Problem description:
Omit the pictures and print exactly the lines of the listing below, starting at the first and ending at the line containing "-10.7, -11.8, -13.3]".
— start of Input material —
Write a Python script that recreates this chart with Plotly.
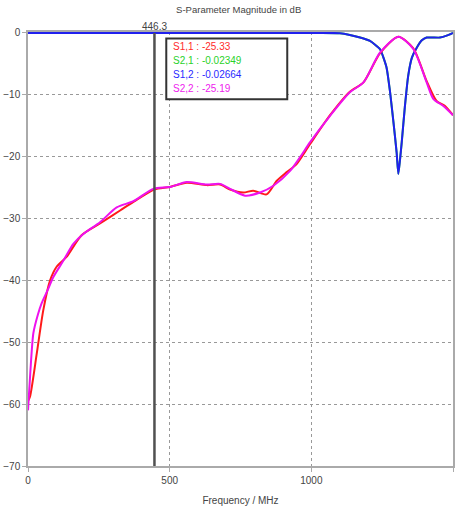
import plotly.graph_objects as go

# ---- data ----
s22_freq = [0, 8, 19, 35, 48, 70, 89, 125, 160, 195, 254, 313, 372, 442, 501, 560, 631, 678, 713, 766, 819, 866, 925, 960, 995, 1066, 1136, 1184, 1242, 1307, 1360, 1407, 1431, 1466, 1500]
s22_db = [-61, -55, -48.5, -45.5, -43.7, -41.5, -39.5, -36.8, -34.1, -32.5, -30.6, -28.2, -27.2, -25.2, -24.9, -24.1, -24.5, -24.4, -25.2, -26.3, -25.8, -24.7, -22.3, -20.1, -17.7, -13.4, -9.6, -8.0, -3.2, -0.6, -2.6, -8.0, -10.7, -11.8, -13.3]

s11_freq = [0, 7, 31, 54, 78, 101, 136, 189, 254, 325, 372, 446, 501, 560, 631, 678, 713, 760, 795, 842, 878, 913, 948, 995, 1066, 1136, 1184, 1242, 1307, 1360, 1407, 1442, 1472, 1500]
s11_db = [-59.5, -58.8, -51.8, -44.8, -40, -37.8, -36.2, -32.7, -30.8, -28.7, -27.3, -25.3, -24.9, -24.2, -24.6, -24.5, -25.3, -25.8, -25.5, -26.1, -23.9, -22.5, -21.2, -18, -13.3, -9.5, -8.0, -3.3, -0.6, -2.5, -7.8, -11.0, -11.8, -13.3]

s12_freq = [0, 500, 1000, 1101, 1172, 1207, 1242, 1265, 1278, 1290, 1301, 1307, 1313, 1319, 1330, 1342, 1355, 1372, 1390, 1407, 1454, 1480, 1500]
s12_db = [0, 0, 0, -0.05, -0.75, -1.3, -2.6, -5.5, -9.6, -14.5, -19.3, -22.8, -20.5, -17.7, -12, -6.9, -4, -2.4, -1.2, -0.75, -0.75, -0.4, 0]

s21_freq = s12_freq
s21_db = s12_db

marker_freq = 446.3
legend_labels = ["S1,1 : -25.33", "S2,1 : -0.02349", "S1,2 : -0.02664", "S2,2 : -25.19"]
legend_colors = ["#ff2a2a", "#2ad22a", "#2a2aff", "#ee22ee"]

x_ticks = [0, 500, 1000, 1500]
y_ticks = [0, -10, -20, -30, -40, -50, -60, -70]

FONT = "Liberation Sans, Arial, sans-serif"

fig = go.Figure()
fig.add_trace(go.Scatter(x=s21_freq, y=s21_db, mode="lines", line=dict(color=legend_colors[1], width=2, shape="spline", smoothing=0.5)))
fig.add_trace(go.Scatter(x=s12_freq, y=s12_db, mode="lines", line=dict(color="#2020ee", width=2, shape="spline", smoothing=0.5)))
fig.add_trace(go.Scatter(x=s11_freq, y=s11_db, mode="lines", line=dict(color="#ff1a1a", width=2, shape="spline", smoothing=0.7)))
fig.add_trace(go.Scatter(x=s22_freq, y=s22_db, mode="lines", line=dict(color="#ee11ee", width=2, shape="spline", smoothing=0.7)))

# marker line
fig.add_shape(type="line", x0=marker_freq, x1=marker_freq, y0=-70, y1=0, xref="x", yref="y",
              line=dict(color="#505050", width=2.5))
fig.add_annotation(x=marker_freq, y=0, xref="x", yref="y", text=f"{marker_freq}", showarrow=False,
                   yanchor="bottom", yshift=-1, font=dict(family=FONT, size=10, color="#444"))

# legend box
fig.add_shape(type="rect", x0=488, x1=915, y0=-0.9, y1=-10.7, xref="x", yref="y",
              line=dict(color="#333", width=2), fillcolor="white", layer="above")
ys = [-2.26, -4.52, -6.77, -9.05]
for lab, col, yy in zip(legend_labels, legend_colors, ys):
    fig.add_annotation(x=505, y=yy, xref="x", yref="y", text=lab, showarrow=False,
                       xanchor="left", yanchor="middle", font=dict(family=FONT, size=10, color=col))

fig.update_layout(
    width=459, height=508,
    margin=dict(l=28, r=6, t=32, b=42),
    paper_bgcolor="white", plot_bgcolor="white",
    showlegend=False,
    font=dict(family=FONT, size=10, color="#444"),
    title=dict(text="S-Parameter Magnitude in dB", x=0.52, xanchor="center", y=0.988, yanchor="top",
               font=dict(family=FONT, size=9.5, color="#444")),
)
fig.update_xaxes(range=[0, 1500], tickvals=x_ticks, showgrid=True, gridcolor="#999", griddash="dot", gridwidth=1,
                 showline=True, linecolor="#aaa", linewidth=2, mirror=True, ticks="outside", ticklen=4,
                 tickcolor="#aaa", zeroline=False, automargin=False,
                 title=dict(text="Frequency / MHz", standoff=12, font=dict(family=FONT, size=10, color="#444")))
fig.update_yaxes(range=[-70, 0.15], tickvals=y_ticks, showgrid=True, gridcolor="#999", griddash="dot", gridwidth=1,
                 showline=True, linecolor="#aaa", linewidth=1.5, mirror=True, ticks="outside", ticklen=4,
                 tickcolor="#aaa", zeroline=False, automargin=False, ticklabelstandoff=0)

fig.write_html("out.html", config={"displayModeBar": False},
               post_script="document.body.style.margin='0';")
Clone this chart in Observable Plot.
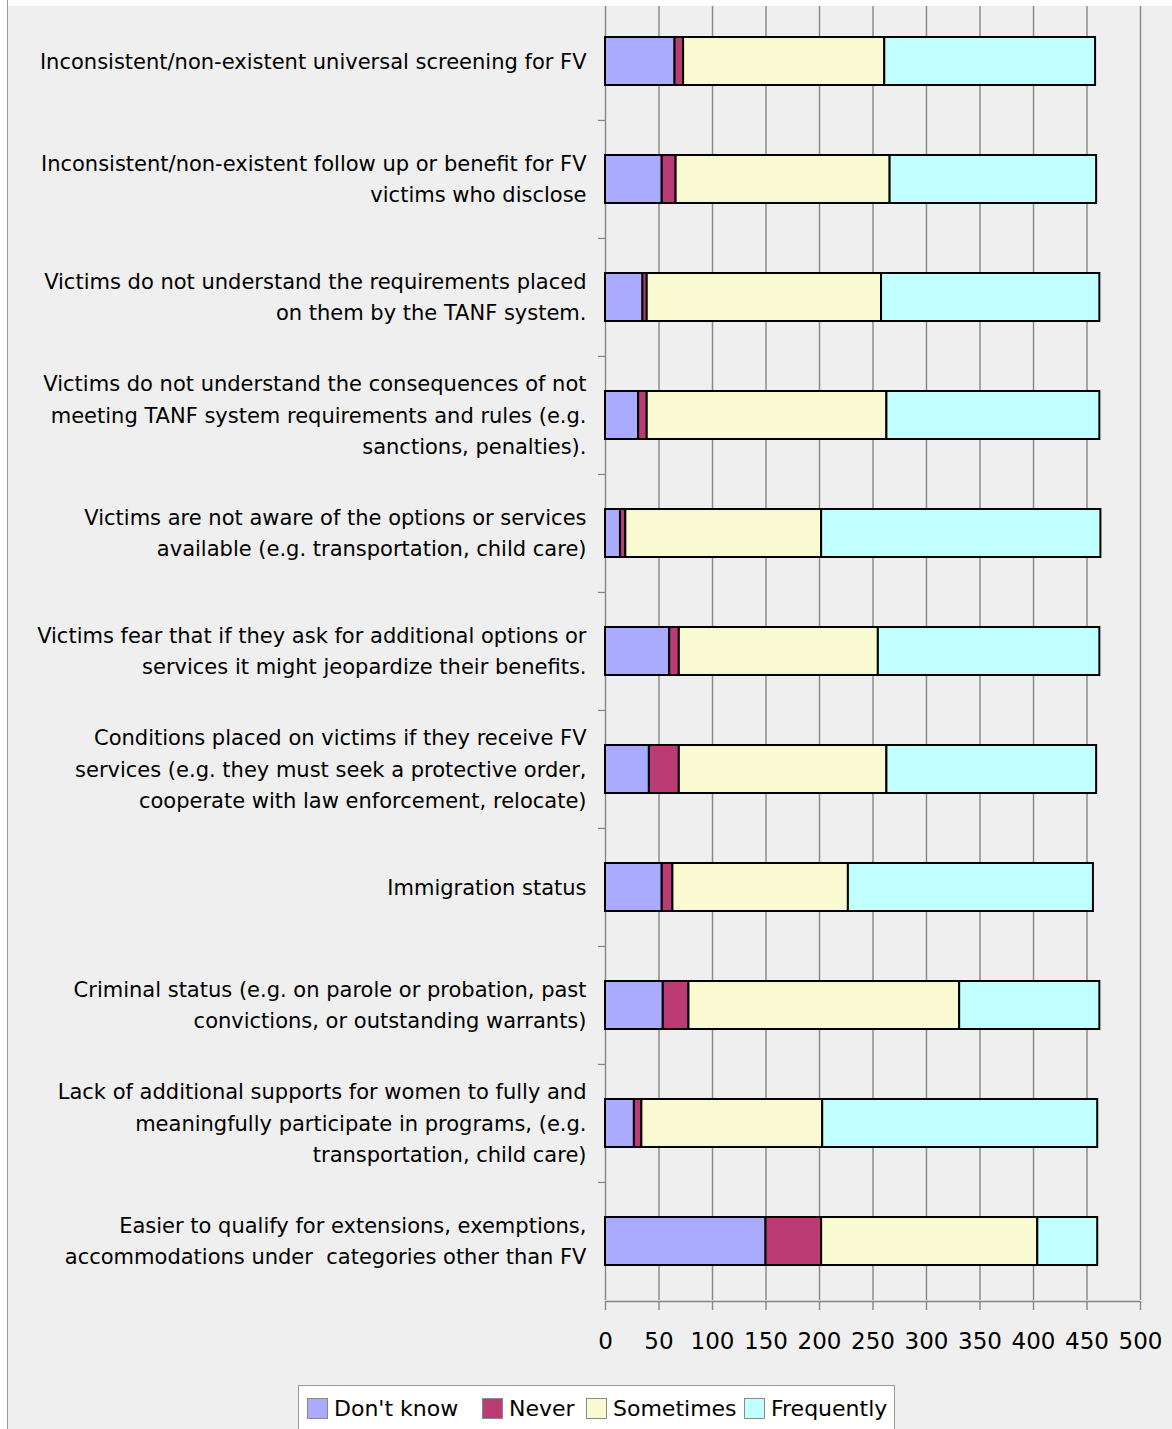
<!DOCTYPE html>
<html>
<head>
<meta charset="utf-8">
<script src="https://cdn.jsdelivr.net/npm/d3@7"></script>
<script src="https://cdn.jsdelivr.net/npm/@observablehq/plot@0.6"></script>
<style>
  body { margin: 0; background: #fff; font-family: "DejaVu Sans", sans-serif; }
  #wrap { position: relative; width: 1172px; height: 1429px; background: #efefef; overflow: hidden; }
  #chart { position: absolute; left: 0; top: 0; }
  .mask { position: absolute; background: #fff; z-index: 5; }
  #maskTop { left: 0; top: 0; width: 1172px; height: 6px; }
  #maskLeft { left: 0; top: 0; width: 7px; height: 1429px; border-right: 1px solid #9a9a9a; }
  #legend { position: absolute; left: 298px; top: 1385px; width: 597px; height: 50px; background: #fff;
            border: 1px solid #9a9a9a; box-sizing: border-box; white-space: nowrap; }
  .item { position: absolute; top: 9px; display: flex; align-items: center; font-size: 22px; color: #000; line-height: 27px; white-space: nowrap; }
  .sw { width: 21px; height: 21px; box-sizing: border-box; border: 1px solid #8a8a8a; margin-right: 6px; flex: none; }
</style>
</head>
<body>
<div id="wrap">
  <div id="chart"></div>
  <div id="legend"></div>
  <div class="mask" id="maskTop"></div>
  <div class="mask" id="maskLeft"></div>
</div>
<script>
const categories = [
  "Inconsistent/non-existent universal screening for FV",
  "Inconsistent/non-existent follow up or benefit for FV\nvictims who disclose",
  "Victims do not understand the requirements placed\non them by the TANF system.",
  "Victims do not understand the consequences of not\nmeeting TANF system requirements and rules (e.g.\nsanctions, penalties).",
  "Victims are not aware of the options or services\navailable (e.g. transportation, child care)",
  "Victims fear that if they ask for additional options or\nservices it might jeopardize their benefits.",
  "Conditions placed on victims if they receive FV\nservices (e.g. they must seek a protective order,\ncooperate with law enforcement, relocate)",
  "Immigration status",
  "Criminal status (e.g. on parole or probation, past\nconvictions, or outstanding warrants)",
  "Lack of additional supports for women to fully and\nmeaningfully participate in programs, (e.g.\ntransportation, child care)",
  "Easier to qualify for extensions, exemptions,\naccommodations under  categories other than FV"
];
const responses = ["Don't know", "Never", "Sometimes", "Frequently"];
const dontKnow   = [65, 53, 35, 31, 14, 60, 41, 53, 54, 27, 150];
const never      = [8, 13, 4, 8, 5, 9, 28, 10, 24, 7, 52];
const sometimes  = [188, 200, 219, 224, 183, 186, 194, 164, 253, 169, 202];
const frequently = [197, 193, 204, 199, 261, 207, 196, 229, 131, 257, 56];
const xTicks = [0, 50, 100, 150, 200, 250, 300, 350, 400, 450, 500];
const colors = ["#aaaaff", "#bb3b74", "#fafad2", "#c2ffff"];

const series = [dontKnow, never, sometimes, frequently];
const table = [];
categories.forEach((c, i) => {
  responses.forEach((r, j) => table.push({category: c, response: r, value: series[j][i]}));
});

const W = 1172, H = 1360, mt = 1, mb = 60, ml = 605, mr = 32;
const step = (H - mt - mb) / categories.length;
const gridColor = "#858585";

const chart = Plot.plot({
  width: W, height: H,
  marginTop: mt, marginBottom: mb, marginLeft: ml, marginRight: mr,
  style: {background: "transparent", fontFamily: "DejaVu Sans", color: "#000", overflow: "visible"},
  x: {domain: [0, 500]},
  y: {domain: categories, padding: 0},
  color: {domain: responses, range: colors},
  marks: [
    Plot.gridX(xTicks, {stroke: gridColor, strokeOpacity: 1, strokeWidth: 1.4}),
    Plot.ruleY([categories[categories.length - 1]], {x1: 0, x2: 500, dy: step / 2 + 1, stroke: gridColor, strokeWidth: 1.4}),
    Plot.barX(table, Plot.stackX({x: "value", y: "category", fill: "response",
      stroke: "#000", strokeWidth: 2, insetTop: 35, insetBottom: 35})),
    Plot.axisX(xTicks, {tickSize: 9, tickPadding: 22, fontSize: 23, stroke: gridColor, strokeWidth: 1.4, label: null, dy: 1}),
    Plot.axisY({tickSize: 7, tickFormat: () => "", dy: -step / 2, stroke: gridColor, strokeWidth: 1.2, label: null}),
    Plot.axisY({tickSize: 0, tickPadding: 19, fontSize: 21, lineHeight: 1.5, label: null, fill: "#000", dy: -3})
  ]
});
document.getElementById("chart").appendChild(chart);

const legend = document.getElementById("legend");
const legendLeft = [8, 183, 287, 445];
responses.forEach((r, j) => {
  const it = document.createElement("div");
  it.className = "item";
  it.style.left = legendLeft[j] + "px";
  const sw = document.createElement("div");
  sw.className = "sw";
  sw.style.background = colors[j];
  const t = document.createElement("span");
  t.textContent = r;
  it.appendChild(sw); it.appendChild(t);
  legend.appendChild(it);
});
</script>
</body>
</html>
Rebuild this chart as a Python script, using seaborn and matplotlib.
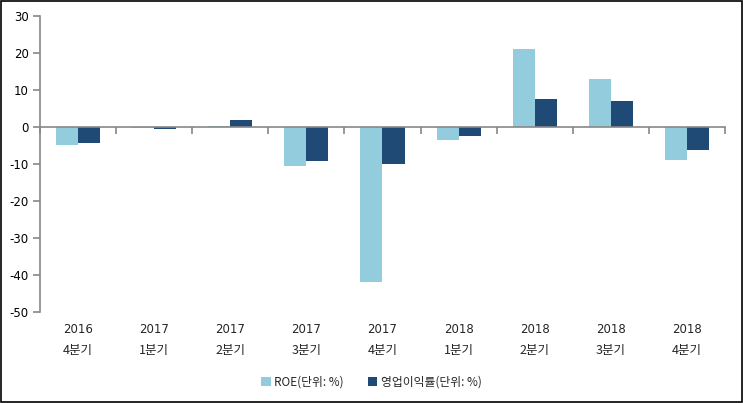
— end of Input material —
Response for this exercise:
Write a Python script that recreates this chart with Plotly.
import plotly.graph_objects as go

# ---- data ----
s22_freq = [0, 8, 19, 35, 48, 70, 89, 125, 160, 195, 254, 313, 372, 442, 501, 560, 631, 678, 713, 766, 819, 866, 925, 960, 995, 1066, 1136, 1184, 1242, 1307, 1360, 1407, 1431, 1466, 1500]
s22_db = [-61, -55, -48.5, -45.5, -43.7, -41.5, -39.5, -36.8, -34.1, -32.5, -30.6, -28.2, -27.2, -25.2, -24.9, -24.1, -24.5, -24.4, -25.2, -26.3, -25.8, -24.7, -22.3, -20.1, -17.7, -13.4, -9.6, -8.0, -3.2, -0.6, -2.6, -8.0, -10.7, -11.8, -13.3]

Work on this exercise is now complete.